On January 4, 2013, Wayside Technology Group, Inc. and certain of its wholly-owned subsidiaries entered into a $10,000,000 revolving credit facility with Citibank, N.A. pursuant to a Business Loan Agreement, Promissory Note, Commercial Security Agreements and Commercial Pledge Agreement. The Credit Facility, which will be used for business and working capital purposes, including financing of larger extended payment terms sales transactions which are becoming a more significant portion of the company's net sales, matures on January 4, 2016, at which time the company must pay this loan in one payment of any outstanding principal plus all accrued unpaid interest. In addition, the company will pay regular monthly payments of all accrued unpaid interest.

The interest rate for any borrowings under the Credit Facility is subject to change from time to time based on the changes in an independent index which is the LIBOR Rate. Interest on the unpaid principal balance of the Note will be calculated using a rate of 1.500 percentage points over the Index.
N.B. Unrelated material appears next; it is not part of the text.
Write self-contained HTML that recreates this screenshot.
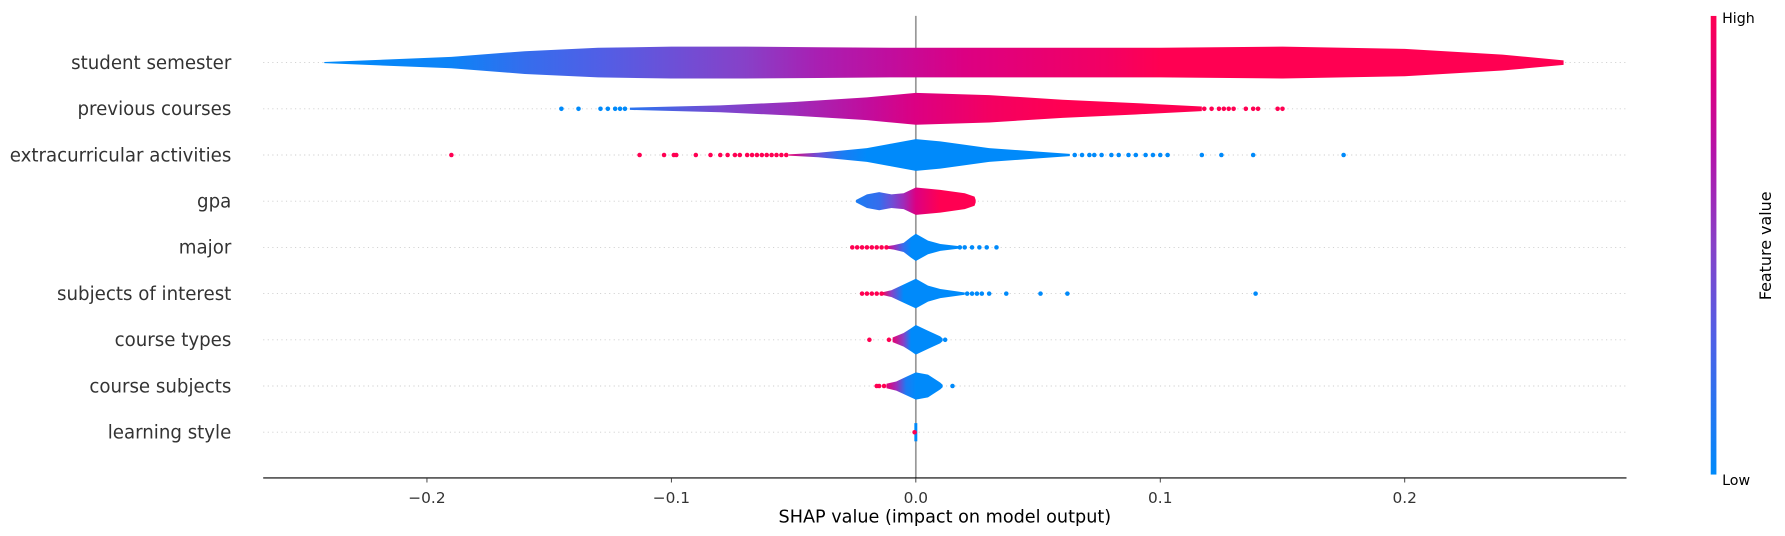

The Credit Facility is secured by the assets of the company.

Among other affirmative covenants in the Loan Agreement, the company must maintain (i) a ratio of Total Liabilities to Tangible Net Worth (each as defined in the Loan Agreement) of not greater than 2.50 to 1.00, to be tested quarterly and (ii) a minimum Debt Service Coverage Ratio (as defined in the Loan Agreement) of 2.00 to 1.00. Additionally, the Loan Agreement contains negative covenants related to, among other items, prohibitions against the creation of certain liens, engaging in any business activities substantially different than those currently engaged in by the company, and paying dividends on Wayside's stock other than (i) dividends payable in its stock and (ii) cash dividends in amounts and frequency consistent with past practice, without first securing the written consent of Citibank.